Military presence in the Gulf of Aden is not a solution [Archives:2008/1219/Opinion]

December 25 2008

By: Dr. Abdulaziz Al-Dali
We don't know what the objective of the presence of internal marine forces in the Gulf of Aden is. We don't know whether the troops came to fight the phenomenon of sea piracy in the gulf or have other purposes.

If the purpose of the presence of international marine forces is to fight piracy in the sea, which already starts from the Somali territory, such a purpose may not be achieved, provided that the relation between this military presence and the negative phenomenon (piracy) resembles that of an elephant chasing a rat.

In addition, any painkillers provided for symptoms of the disease are impossible to treat the real causes of the disease. In other words, if such an excessive presence of international marine troops has other invisible motives, be they regional or international, these motives will be uncovered by the days to come while the problem will remain unsolved.

Remarkably, the rapid growth of piracy acts and development of its tactics, which pirates first employed to take control of tourist yachts until they hijacked giant oil tankers, was not expected to look like this.

Even worse, the piracy operations spread over large distances in the Indian Ocean, thus targeting super tankers, which have been impossible for one to identify except through the satellite technology.

The fact raises a critical question about who provides pirates with such accurate information.

Nevertheless, the international community in general and the regional community in particular are primarily accountable for the dire situations in Somalia and its negative consequences such as the poor living standards of Somali citizens, killings, civil wars, mass exodus of Somalis to neighboring states, and death of hundreds of men, women and children in the Gulf of Aden before reaching the Yemeni shores. The tragic situations of Somalis continue to worsen before eyes of the international community that doesn't react to what happens.

As a result of indifference on the part of international community toward what happens to the Somali people, the phenomenon of piracy in the Somali coast emerged.

With my appreciation to all efforts expended with the intention of addressing tragic conditions of Somali people in and outside their country, those efforts did nothing for the war-ravaged nation.

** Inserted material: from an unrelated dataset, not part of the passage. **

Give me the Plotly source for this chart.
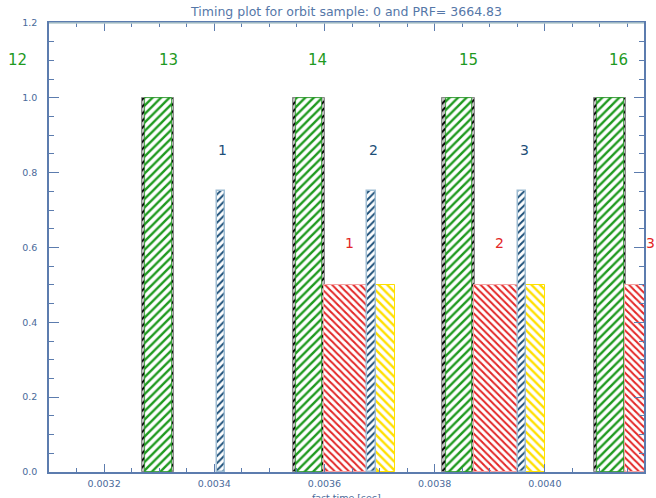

Piracy fighting efforts resemble painkillers

Several battleships entrenched in front of Somali shores, as well as in international navigation routes in the Gulf of Aden in order to fight piracy, however, they eventually appeared to be like painkillers, not a real medicine for the source of the problem (the Somali crisis).

The real effort to solve other problems following from the main problem must shift to tackling the Somali turmoil. The international community is responsible for this in order to help Somali people reach an agreement on forming a national unity government following a constructive dialogue to involve all the Somali factions without any exception.

Before such a comprehensive dialogue begins, those involved must stop the civil fighting and pull foreign troops out of the Somali land.

The international community is also required to take a true decision and show a serious will to solve the Somali turmoil, which began to diverge into various directions, thereby leaving negative impacts on the regional situations and international navigation in the Gulf of Aden and Red Sea.

Otherwise, the currently provided painkillers will only help the Somali turmoil continue worsening and the surrounding region lose its security and stability.